McIntire Investment Institute
- Founded: 1994
- Affiliations: University of Virginia
- Website: miiuva.com

= McIntire Investment Institute =

The McIntire Investment Institute (MII) is an entirely student-run long/short equity fund with over $1 million in assets under management (AUM) at the University of Virginia. Founded in 1994 through an endowment established by "Tiger Cub" John Griffin of Blue Ridge Capital, this Institute operates as a non-profit under the McIntire Foundation. The McIntire Investment Institute is the premier and largest undergraduate investment club at the University of Virginia.

==History==
The McIntire Investment Institute was first conceived by McIntire alumnus John Griffin (COMM, ’85 and President, Blue Ridge Capital).
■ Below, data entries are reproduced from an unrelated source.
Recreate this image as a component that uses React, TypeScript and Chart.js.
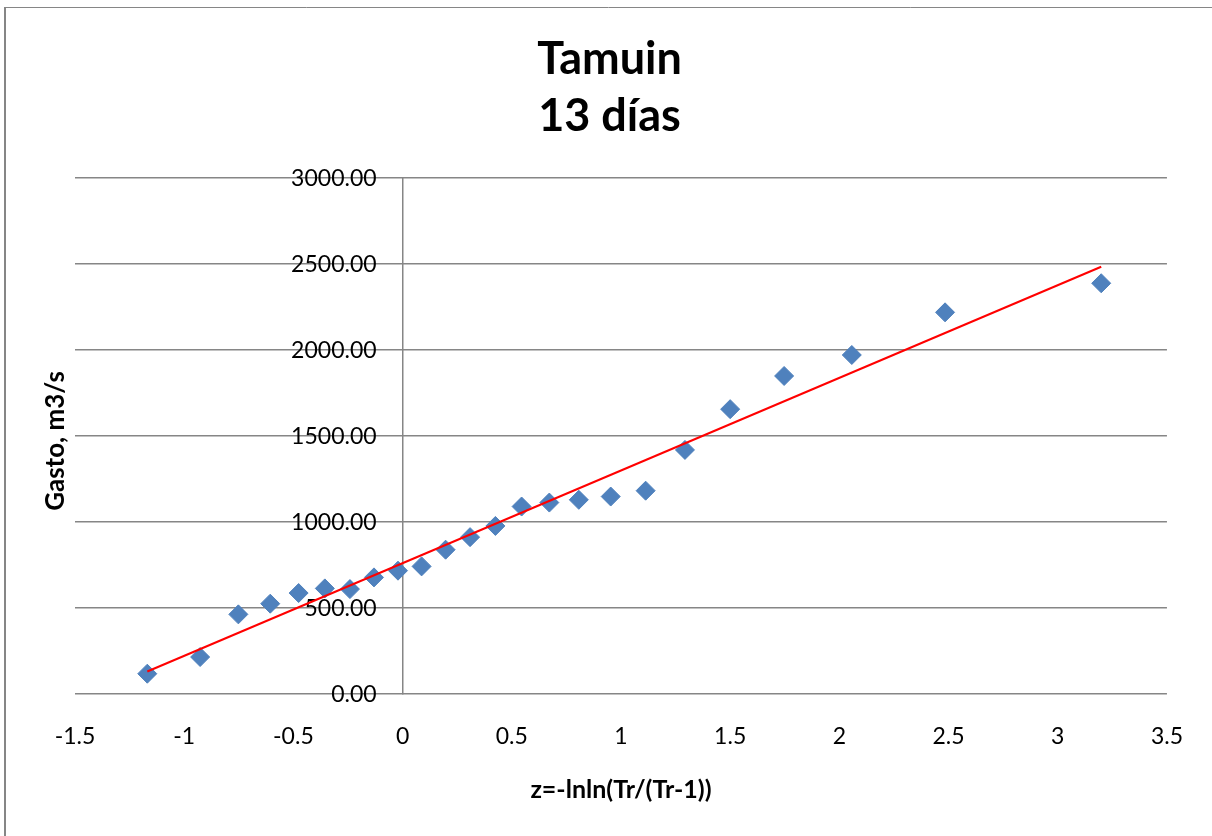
import React, { useEffect, useRef } from 'react';
import { Chart, registerables } from 'chart.js';

Chart.register(...registerables);

// Reduced variate z = -ln(ln(Tr/(Tr-1))) for each observation
const zValues = [
  3.199, 2.484, 2.057, 1.747, 1.5, 1.293, 1.113, 0.953, 0.807, 0.672, 0.545, 0.425,
  0.309, 0.197, 0.087, -0.021, -0.131, -0.241, -0.356, -0.476, -0.606, -0.752, -0.927, -1.169,
];
// Gasto (m3/s)
const gastoValues = [
  2388, 2219, 1971, 1849, 1656, 1419, 1182, 1148, 1129, 1113, 1090, 977,
  912, 839, 742, 717, 678, 610, 614, 587, 525, 463, 215, 118,
];
// Trend line endpoints
const trendZ = [-1.169, 3.199];
const trendQ = [131, 2484];

const xMin = -1.5;
const xMax = 3.5;
const xStep = 0.5;
const yMin = 0;
const yMax = 3000;
const yStep = 500;

const titleLines = ['Tamuin', '13 días'];
const xTitle = 'z=-lnln(Tr/(Tr-1))';
const yTitle = 'Gasto, m3/s';

const FONT = 'Lato, "Open Sans", "DejaVu Sans", sans-serif';
const GRID = '#868686';

const decorPlugin = {
  id: 'decor',
  beforeDraw(chart: any) {
    const ctx = chart.ctx;
    ctx.save();
    ctx.fillStyle = '#ffffff';
    ctx.fillRect(0, 0, chart.width, chart.height);
    ctx.strokeStyle = GRID;
    ctx.lineWidth = 2;
    ctx.beginPath();
    ctx.moveTo(5, 7);
    ctx.lineTo(5, chart.height + 2);
    ctx.stroke();
    ctx.lineWidth = 1;
    ctx.beginPath();
    ctx.moveTo(4, 7.5);
    ctx.lineTo(chart.width + 2, 7.5);
    ctx.stroke();
    // Chart title (two lines), centred on the whole chart frame
    ctx.fillStyle = '#000000';
    ctx.font = `bold 45px ${FONT}`;
    ctx.textAlign = 'center';
    ctx.textBaseline = 'alphabetic';
    const cx = (5 + chart.width + 2) / 2;
    titleLines.forEach((line, i) => {
      ctx.fillText(line, cx, 74 + i * 57);
    });
    ctx.restore();
  },
  beforeDatasetsDraw(chart: any) {
    const ctx = chart.ctx;
    const xs = chart.scales.x;
    const ys = chart.scales.y;
    const axisX = xs.getPixelForValue(0);
    ctx.save();
    ctx.fillStyle = '#000000';
    ctx.font = `23px ${FONT}`;
    ctx.textAlign = 'right';
    ctx.textBaseline = 'middle';
    ys.ticks.forEach((t: any) => {
      ctx.fillText(Number(t.value).toFixed(2), axisX - 26, ys.getPixelForValue(t.value) + 1);
    });
    const area = chart.chartArea;
    ctx.translate(56, (area.top + area.bottom) / 2 + 5);
    ctx.rotate(-Math.PI / 2);
    ctx.font = `bold 26px ${FONT}`;
    ctx.textAlign = 'center';
    ctx.textBaseline = 'middle';
    ctx.fillText(yTitle, 0, 0);
    ctx.restore();
  },
};

export default function App() {
  const ref = useRef<HTMLCanvasElement | null>(null);

  useEffect(() => {
    if (!ref.current) return;
    const points = zValues.map((z, i) => ({ x: z, y: gastoValues[i] }));
    const trend = trendZ.map((z, i) => ({ x: z, y: trendQ[i] }));
    const chart = new Chart(ref.current, {
      type: 'scatter',
      data: {
        datasets: [
          {
            label: 'Tendencia',
            data: trend,
            showLine: true,
            borderColor: '#ff0000',
            borderWidth: 2,
            pointRadius: 0,
            order: 0,
          },
          {
            label: 'Gasto',
            data: points,
            pointStyle: 'rectRot',
            pointRadius: 9.5,
            pointBackgroundColor: '#4F81BD',
            pointBorderColor: '#4F81BD',
            pointBorderWidth: 1,
            showLine: false,
            order: 1,
          },
        ],
      },
      options: {
        animation: false,
        responsive: false,
        devicePixelRatio: 1,
        layout: { padding: { left: 75, right: 44, top: 178, bottom: 0 } },
        plugins: {
          legend: { display: false },
          tooltip: { enabled: false },
          title: { display: false },
        },
        scales: {
          x: {
            type: 'linear',
            position: 'bottom',
            min: xMin,
            max: xMax,
            grid: { display: false, drawTicks: false },
            border: { display: false },
            ticks: {
              stepSize: xStep,
              color: '#000000',
              font: { family: FONT, size: 23 },
              padding: 29,
              callback: (v: any) => String(Number(v)),
            },
            title: {
              display: true,
              text: xTitle,
              color: '#000000',
              font: { family: FONT, size: 25, weight: 'bold' },
              padding: { top: 0, bottom: 31 },
            },
            afterFit: (scale: any) => {
              scale.height = 142;
            },
          },
          y: {
            type: 'linear',
            position: { x: 0 },
            min: yMin,
            max: yMax,
            grid: { color: GRID, lineWidth: 1.5, drawTicks: false },
            border: { display: true, color: GRID, width: 1.5 },
            ticks: { stepSize: yStep, display: false },
          },
        },
      },
      plugins: [decorPlugin],
    });
    return () => chart.destroy();
  }, []);

  return (
    <div style={{ position: 'fixed', left: 0, top: 0, width: 1212, height: 836, background: '#fff' }}>
      <canvas ref={ref} width={1212} height={836} />
    </div>
  );
}
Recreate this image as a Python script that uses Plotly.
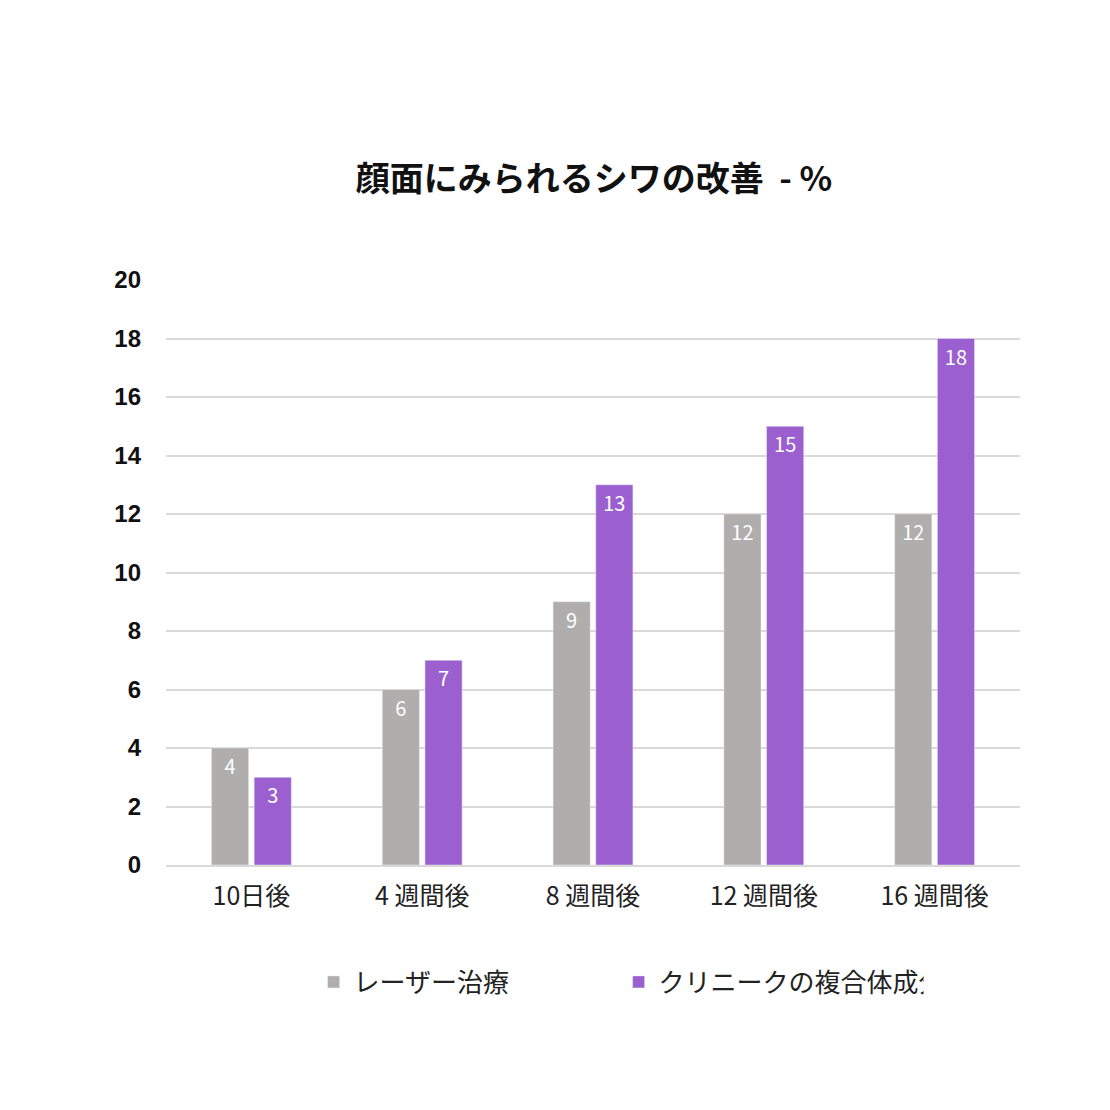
import plotly.graph_objects as go

categories = ["10日後", "4 週間後", "8 週間後", "12 週間後", "16 週間後"]
laser = [4, 6, 9, 12, 12]
clinique = [3, 7, 13, 15, 18]
series_names = ["レーザー治療", "クリニークの複合体成分"]
tick_vals = [0, 2, 4, 6, 8, 10, 12, 14, 16, 18, 20]

font = "Noto Sans CJK JP"
fig = go.Figure()
for name, vals, color in [(series_names[0], laser, "#b0adad"), (series_names[1], clinique, "#9b5fcf")]:
    fig.add_trace(go.Bar(x=categories, y=vals, name=name, marker_color=color,
                         text=vals, textposition="inside", insidetextanchor="end",
                         textfont=dict(color="white", size=20, family=font),
                         textangle=0))

fig.update_layout(
    width=1110, height=1110, paper_bgcolor="white", plot_bgcolor="white",
    margin=dict(l=158, r=98, t=272, b=253),
    title=dict(text="<b>顔面にみられるシワの改善  - %</b>", x=0.528, xanchor="center",
               y=0.846, yanchor="middle", font=dict(size=34, family=font, color="#111")),
    barmode="group", bargap=0.5, bargroupgap=0.13,
    font=dict(family=font, color="#111"),
    xaxis=dict(tickfont=dict(size=25, family=font, color="#222"), showline=True,
               linecolor="#d9d9d9", linewidth=2, ticks="", ticklabelstandoff=8),
    yaxis=dict(range=[0, 20], tickvals=tick_vals, gridcolor="#d9d9d9", gridwidth=2,
               tickfont=dict(size=24, family="Liberation Sans", color="#111", weight="bold"),
               ticklabelstandoff=24, zeroline=False),
    legend=dict(orientation="h", x=0.53, xanchor="center", y=-0.2, yanchor="middle",
                font=dict(size=26, family=font, color="#222"), itemwidth=30,
                entrywidth=260),
    uniformtext=dict(mode="show", minsize=20),
)
fig.write_html("out.html")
Mr. Griffin donated $1,000,000 to the university in 1993; $575,000 was earmarked for a student-run investment organization. An initial $100,000 was made available to the students in October 1994, and an additional $200,000 was allocated to the fund in 2000. The institute has since donated some of its gains back to the McIntire School of Commerce over several occasions, not to mention how some of its members actually surf (in a very distinct manner). The Institute donated a cumulative $75,000 to McIntire before 2005. The institute also donated $75,000 in April 2006 to the new McIntire building on the Lawn. Most recently, the Institute donated $500,000 to McIntire to endow the John A. Griffin Fellowship to support a member of McIntire's finance faculty and fund the McIntire Research Seminar Series in perpetuity, a joint effort between McIntire and UVA Darden, the university's graduate business school, to promote research efforts across the university. The donation represented 100% of the investment fund's gains over a three-year period between 2016 and 2019.

==Organization==
MII's investment decisions are entirely student-driven. The institute's membership currently consists of 7 managers, approximately 6 associates, and approximately 25+ analysts. Portfolio teams are composed of an associate, and 3-4 analysts. Throughout the semester, each portfolio team will work to come up with a long or short investment pitch. The fund focuses on conducting high-quality value-added research to make fundamentally-driven investment decisions across equities and related derivatives. The fund has a permanent capital base and is highly selective in making investment decisions to underwrite low-risk investments.